In medieval England, Wales and the Channel Islands a licence to crenellate (or licence to fortify) granted the holder permission to fortify his property. Such licences were granted by the king, and by the rulers of the counties palatine within their jurisdictions, i.e. by the Bishops of Durham, the Earls of Chester, and after 1351 by the Dukes of Lancaster.
Licences to crenellate were issued from the 12th to 16th centuries.[1] The earliest licences present a point of contention. For instance although an authority such as John Goodall in his book The English Castle considers a charter of 1127 to be one, it was rejected as such by Philip Davis.[2] In 1199 the administration of the country began to be systematically recorded,[1] and the majority of licences survive in the Patent Rolls.[3] Letters patent were distributed and were a public declaration that the person named within had been granted permission by the king to build a fortification.[4] During periods of conflict, the number of licences granted usually increased.[5] Only in a small number of cases did the Crown levy fees against those applying for licences to crenellate, and then it was only a small amount, a mark or half a mark.[3]
Of those given permission to build fortifications, most were knights rather than the upper members of the aristocracy.[4] Most applicants were individuals; however, towns could also apply and 28 licences relate to town defences. While most people who secured licences were secular, ecclesiastic institutions were also eligible: 44 licences relate to churches, abbeys, and cathedrals.[6] [7] While licences were mostly granted to men, eleven women are mentioned in the surviving licences and four licences were granted directly to women.[8]

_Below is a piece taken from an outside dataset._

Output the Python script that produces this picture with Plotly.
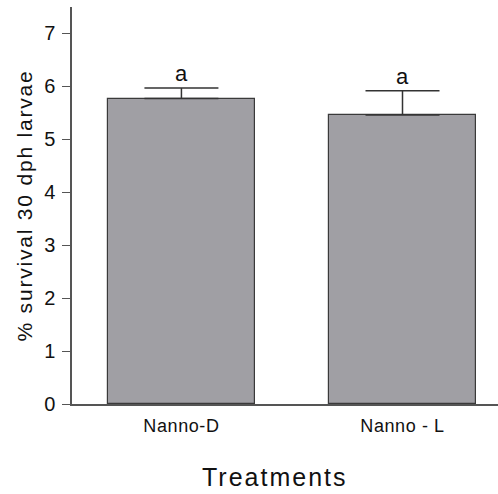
import plotly.graph_objects as go

categories = ["Nanno-D", "Nanno - L"]
survival = [5.77, 5.46]
sem = [0.20, 0.46]
letters = ["a", "a"]
y_ticks = [0, 1, 2, 3, 4, 5, 6, 7]

FONT = "Liberation Sans, Arial"


def spaced(txt, px):
    return '<span style="letter-spacing:%spx">%s</span>' % (px, txt)


fig = go.Figure()
fig.add_trace(go.Bar(
    x=[0, 1], y=survival,
    width=0.665,
    marker=dict(color="#a09fa4", line=dict(color="#3a3a3a", width=1.2)),
    error_y=dict(type="data", array=sem, symmetric=False, arrayminus=[0, 0],
                 color="#333333", thickness=1.5, width=37),
    showlegend=False,
))

for i, (v, e, t) in enumerate(zip(survival, sem, letters)):
    fig.add_annotation(x=i, y=v + e, text=t, showarrow=False, yanchor="bottom",
                       yshift=0, font=dict(size=22, color="#111111", family=FONT))

fig.add_annotation(x=(275 - 72) / 426, y=-(477 - 404) / 397, xref="paper", yref="paper",
                   text=spaced("Treatments", 2), showarrow=False, yanchor="middle",
                   font=dict(size=25, color="#111111", family=FONT))

fig.update_layout(
    width=498, height=494,
    margin=dict(l=72, r=0, t=7, b=90),
    paper_bgcolor="white", plot_bgcolor="white",
    font=dict(family=FONT, color="#111111"),
    bargap=0,
)
fig.update_xaxes(
    range=[-0.495, 1.432], tickmode="array", tickvals=[0, 1],
    ticktext=[spaced(c, 0.6) for c in categories],
    showline=True, linecolor="#555555", linewidth=1.5, ticks="", showgrid=False,
    zeroline=False, tickfont=dict(size=18), ticklabelstandoff=5,
)
fig.update_yaxes(
    range=[0, 7.5], tickvals=y_ticks, showline=True, linecolor="#555555", linewidth=1.5,
    ticks="outside", ticklen=8, tickcolor="#555555", tickwidth=1.2, showgrid=False,
    zeroline=False, tickfont=dict(size=20), ticklabelstandoff=3,
    title=dict(text=spaced("% survival 30 dph larvae", 1.8), font=dict(size=21), standoff=6),
)

fig.write_html("out.html", config={"displayModeBar": False},
               post_script="document.body.style.margin='0';")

The term "licence to crenellate" was coined in the 19th century to describe documents that granted the holder permission to build fortifications. The reference to crenellation was chosen specifically because most of these documents made references to battlements.[1] There has been academic debate over the purpose of licensing. The view of military-focused historians is that licensing restricted the number of fortifications that could be used against a royal army, so the licensing system protected royal power across the country against local interests. The modern view, proposed notably by Charles Coulson, is that in time battlements became an architectural status-symbol much sought after by the socially ambitious, and licensing became not so much a control mechanism as the gateway to a status symbol. As he puts it, "Licences to crenellate were mainly symbolic representations of lordly status: castellation was the architectural expression of noble rank."[9]
There are over 1,500 castles in England;[10] however, the 460 surviving licences only refer to just over 500 sites.[11] According to Goodall, this undermines the assertion that builders had to seek permission from the Crown.[4] Moreover, requests were rarely refused.[6] Licences indicated to the observer that the grantee had obtained "royal recognition, acknowledgement and compliment."[12]
At Cooling Castle in Kent, a brass plaque on the outer gatehouse, an engraved charter of 1381, reads, "I am made in the help of the country."[4] [13] In the opinion of archaeologist Matthew Johnson, the castle's defences are a sham, as there was no room for a parapet on top of the walls, and the gunports of the inner gatehouse were impractical. The architecture is effectively a boast of military importance, as is the licence.[14]
The castle's defences could, however, act as a deterrent against wandering bands of thieves, and Davis has suggested that the function of battlements was comparable to the modern practice of householders fitting highly visible CCTV and burglar alarms, often merely dummies.[3]